■ **What you need to do**: Retype each line exactly. Skip images.

- - - -

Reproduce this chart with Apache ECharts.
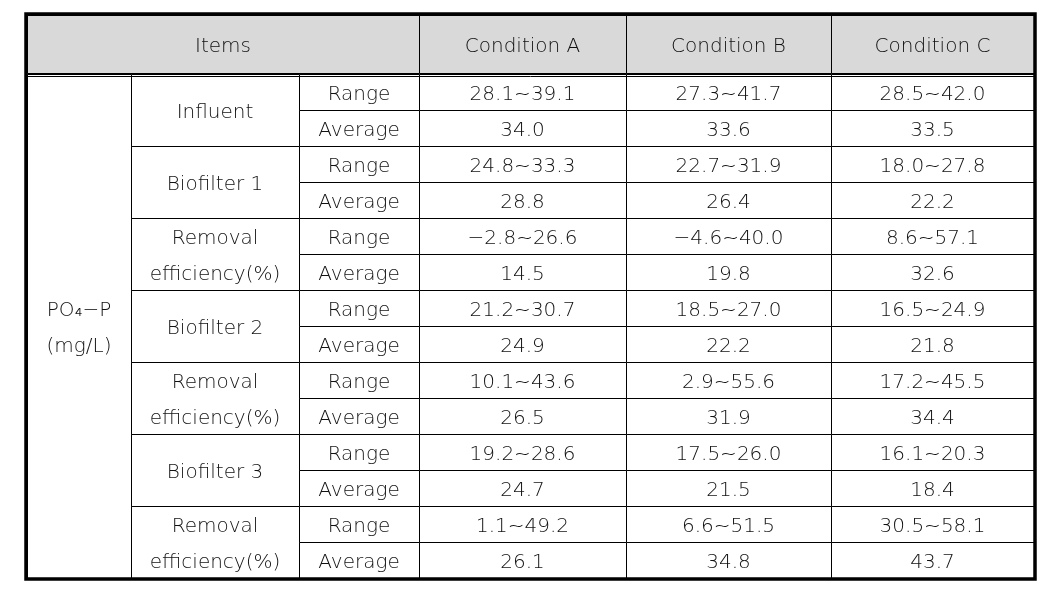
<!DOCTYPE html>
<html>
<head>
<meta charset="utf-8">
<script src="https://cdn.jsdelivr.net/npm/echarts@6/dist/echarts.min.js"></script>
<style>html,body{margin:0;padding:0;background:#fff;}#c{width:1054px;height:590px;}</style>
</head>
<body>
<div id="c"></div>
<script>
// ---- data ----
const headerItems = 'Items';
const conditions = ['Condition A', 'Condition B', 'Condition C'];
const parameterLabel = 'PO₄−P\n(mg/L)';
const groups = ['Influent', 'Biofilter 1', 'Removal\nefficiency(%)', 'Biofilter 2', 'Removal\nefficiency(%)', 'Biofilter 3', 'Removal\nefficiency(%)'];
const statLabels = ['Range', 'Average'];

const rangeMinA = [28.1, 24.8, -2.8, 21.2, 10.1, 19.2, 1.1];
const rangeMaxA = [39.1, 33.3, 26.6, 30.7, 43.6, 28.6, 49.2];
const averageA  = [34.0, 28.8, 14.5, 24.9, 26.5, 24.7, 26.1];

const rangeMinB = [27.3, 22.7, -4.6, 18.5, 2.9, 17.5, 6.6];
const rangeMaxB = [41.7, 31.9, 40.0, 27.0, 55.6, 26.0, 51.5];
const averageB  = [33.6, 26.4, 19.8, 22.2, 31.9, 21.5, 34.8];

const rangeMinC = [28.5, 18.0, 8.6, 16.5, 17.2, 16.1, 30.5];
const rangeMaxC = [42.0, 27.8, 57.1, 24.9, 45.5, 20.3, 58.1];
const averageC  = [33.5, 22.2, 32.6, 21.8, 34.4, 18.4, 43.7];

// ---- layout (table units on hidden axes) ----
const TW = 1007, TH = 563;
const colEdges = [0, 104, 272, 392, 599, 804, 1007];
const headerH = 58, bodyTop = 59, rowH = 36;

const condData = [
  [rangeMinA, rangeMaxA, averageA],
  [rangeMinB, rangeMaxB, averageB],
  [rangeMinC, rangeMaxC, averageC]
];
function fmt(v) { return (v < 0 ? '−' + Math.abs(v).toFixed(1) : v.toFixed(1)); }

const cells = [];
cells.push({ value: [0, colEdges[3], 0, headerH], text: headerItems, fill: '#d9d9d9' });
conditions.forEach((c, i) => cells.push({ value: [colEdges[3 + i], colEdges[4 + i], 0, headerH], text: c, fill: '#d9d9d9' }));
cells.push({ value: [0, colEdges[1], bodyTop, TH], text: parameterLabel });
groups.forEach((g, k) => {
  const gy = bodyTop + k * 2 * rowH;
  cells.push({ value: [colEdges[1], colEdges[2], gy, gy + 2 * rowH], text: g, lh: rowH });
  statLabels.forEach((s, r) => {
    const ry = gy + r * rowH;
    cells.push({ value: [colEdges[2], colEdges[3], ry, ry + rowH], text: s });
    condData.forEach((cd, ci) => {
      const t = r === 0 ? fmt(cd[0][k]) + '~' + fmt(cd[1][k]) : fmt(cd[2][k]);
      cells.push({ value: [colEdges[3 + ci], colEdges[4 + ci], ry, ry + rowH], text: t });
    });
  });
});
cells.push({ value: [0, TW, bodyTop + 2, bodyTop + 2], kind: 'line' });
cells.push({ value: [0, TW, 0, TH], kind: 'border' });

const FONT = 'DejaVu Sans';
const chart = echarts.init(document.getElementById('c'), null, { renderer: 'canvas' });
chart.setOption({
  backgroundColor: '#ffffff',
  animation: false,
  grid: { left: 27, top: 15, width: TW, height: TH, show: false },
  xAxis: { type: 'value', min: 0, max: TW, show: false },
  yAxis: { type: 'value', min: 0, max: TH, inverse: true, show: false },
  series: [{
    type: 'custom',
    silent: true,
    clip: false,
    data: cells,
    renderItem: function (params, api) {
      const item = cells[params.dataIndex];
      const p0 = api.coord([api.value(0), api.value(2)]);
      const p1 = api.coord([api.value(1), api.value(3)]);
      const x0 = Math.round(p0[0]), y0 = Math.round(p0[1]);
      const x1 = Math.round(p1[0]), y1 = Math.round(p1[1]);
      if (item.kind === 'line') {
        return { type: 'line', shape: { x1: x0, y1: y0 + 0.5, x2: x1, y2: y0 + 0.5 }, style: { stroke: '#000', lineWidth: 1 } };
      }
      if (item.kind === 'border') {
        return { type: 'rect', shape: { x: x0 - 1, y: y0 - 1, width: x1 - x0 + 2, height: y1 - y0 + 2 }, style: { fill: null, stroke: '#000', lineWidth: 3.5 } };
      }
      return {
        type: 'group',
        children: [
          { type: 'rect', shape: { x: x0 + 0.5, y: y0 + 0.5, width: x1 - x0, height: y1 - y0 },
            style: { fill: item.fill || '#fff', stroke: '#000', lineWidth: 1 } },
          { type: 'text', x: (x0 + x1) / 2, y: (y0 + y1) / 2 + 3,
            style: { text: item.text, fill: '#111111',
              fontFamily: FONT, fontSize: 20, fontWeight: 200,
              lineHeight: item.lh || 36, align: 'center', verticalAlign: 'middle' } }
        ]
      };
    }
  }]
});
</script>
</body>
</html>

- - - -

■ **Written answer**:
Reproduce this chart with Apache ECharts.
<!DOCTYPE html>
<html>
<head>
<meta charset="utf-8">
<script src="https://cdn.jsdelivr.net/npm/echarts@6/dist/echarts.min.js"></script>
<style>html,body{margin:0;padding:0;background:#fff;}#c{width:1054px;height:590px;}</style>
</head>
<body>
<div id="c"></div>
<script>
// ---- data ----
const headerItems = 'Items';
const conditions = ['Condition A', 'Condition B', 'Condition C'];
const parameterLabel = 'PO₄−P\n(mg/L)';
const groups = ['Influent', 'Biofilter 1', 'Removal\nefficiency(%)', 'Biofilter 2', 'Removal\nefficiency(%)', 'Biofilter 3', 'Removal\nefficiency(%)'];
const statLabels = ['Range', 'Average'];

const rangeMinA = [28.1, 24.8, -2.8, 21.2, 10.1, 19.2, 1.1];
const rangeMaxA = [39.1, 33.3, 26.6, 30.7, 43.6, 28.6, 49.2];
const averageA  = [34.0, 28.8, 14.5, 24.9, 26.5, 24.7, 26.1];

const rangeMinB = [27.3, 22.7, -4.6, 18.5, 2.9, 17.5, 6.6];
const rangeMaxB = [41.7, 31.9, 40.0, 27.0, 55.6, 26.0, 51.5];
const averageB  = [33.6, 26.4, 19.8, 22.2, 31.9, 21.5, 34.8];

const rangeMinC = [28.5, 18.0, 8.6, 16.5, 17.2, 16.1, 30.5];
const rangeMaxC = [42.0, 27.8, 57.1, 24.9, 45.5, 20.3, 58.1];
const averageC  = [33.5, 22.2, 32.6, 21.8, 34.4, 18.4, 43.7];

// ---- layout (table units on hidden axes) ----
const TW = 1007, TH = 563;
const colEdges = [0, 104, 272, 392, 599, 804, 1007];
const headerH = 58, bodyTop = 59, rowH = 36;

const condData = [
  [rangeMinA, rangeMaxA, averageA],
  [rangeMinB, rangeMaxB, averageB],
  [rangeMinC, rangeMaxC, averageC]
];
function fmt(v) { return (v < 0 ? '−' + Math.abs(v).toFixed(1) : v.toFixed(1)); }

const cells = [];
cells.push({ value: [0, colEdges[3], 0, headerH], text: headerItems, fill: '#d9d9d9' });
conditions.forEach((c, i) => cells.push({ value: [colEdges[3 + i], colEdges[4 + i], 0, headerH], text: c, fill: '#d9d9d9' }));
cells.push({ value: [0, colEdges[1], bodyTop, TH], text: parameterLabel });
groups.forEach((g, k) => {
  const gy = bodyTop + k * 2 * rowH;
  cells.push({ value: [colEdges[1], colEdges[2], gy, gy + 2 * rowH], text: g, lh: rowH });
  statLabels.forEach((s, r) => {
    const ry = gy + r * rowH;
    cells.push({ value: [colEdges[2], colEdges[3], ry, ry + rowH], text: s });
    condData.forEach((cd, ci) => {
      const t = r === 0 ? fmt(cd[0][k]) + '~' + fmt(cd[1][k]) : fmt(cd[2][k]);
      cells.push({ value: [colEdges[3 + ci], colEdges[4 + ci], ry, ry + rowH], text: t });
    });
  });
});
cells.push({ value: [0, TW, bodyTop + 2, bodyTop + 2], kind: 'line' });
cells.push({ value: [0, TW, 0, TH], kind: 'border' });

const FONT = 'DejaVu Sans';
const chart = echarts.init(document.getElementById('c'), null, { renderer: 'canvas' });
chart.setOption({
  backgroundColor: '#ffffff',
  animation: false,
  grid: { left: 27, top: 15, width: TW, height: TH, show: false },
  xAxis: { type: 'value', min: 0, max: TW, show: false },
  yAxis: { type: 'value', min: 0, max: TH, inverse: true, show: false },
  series: [{
    type: 'custom',
    silent: true,
    clip: false,
    data: cells,
    renderItem: function (params, api) {
      const item = cells[params.dataIndex];
      const p0 = api.coord([api.value(0), api.value(2)]);
      const p1 = api.coord([api.value(1), api.value(3)]);
      const x0 = Math.round(p0[0]), y0 = Math.round(p0[1]);
      const x1 = Math.round(p1[0]), y1 = Math.round(p1[1]);
      if (item.kind === 'line') {
        return { type: 'line', shape: { x1: x0, y1: y0 + 0.5, x2: x1, y2: y0 + 0.5 }, style: { stroke: '#000', lineWidth: 1 } };
      }
      if (item.kind === 'border') {
        return { type: 'rect', shape: { x: x0 - 1, y: y0 - 1, width: x1 - x0 + 2, height: y1 - y0 + 2 }, style: { fill: null, stroke: '#000', lineWidth: 3.5 } };
      }
      return {
        type: 'group',
        children: [
          { type: 'rect', shape: { x: x0 + 0.5, y: y0 + 0.5, width: x1 - x0, height: y1 - y0 },
            style: { fill: item.fill || '#fff', stroke: '#000', lineWidth: 1 } },
          { type: 'text', x: (x0 + x1) / 2, y: (y0 + y1) / 2 + 3,
            style: { text: item.text, fill: '#111111',
              fontFamily: FONT, fontSize: 20, fontWeight: 200,
              lineHeight: item.lh || 36, align: 'center', verticalAlign: 'middle' } }
        ]
      };
    }
  }]
});
</script>
</body>
</html>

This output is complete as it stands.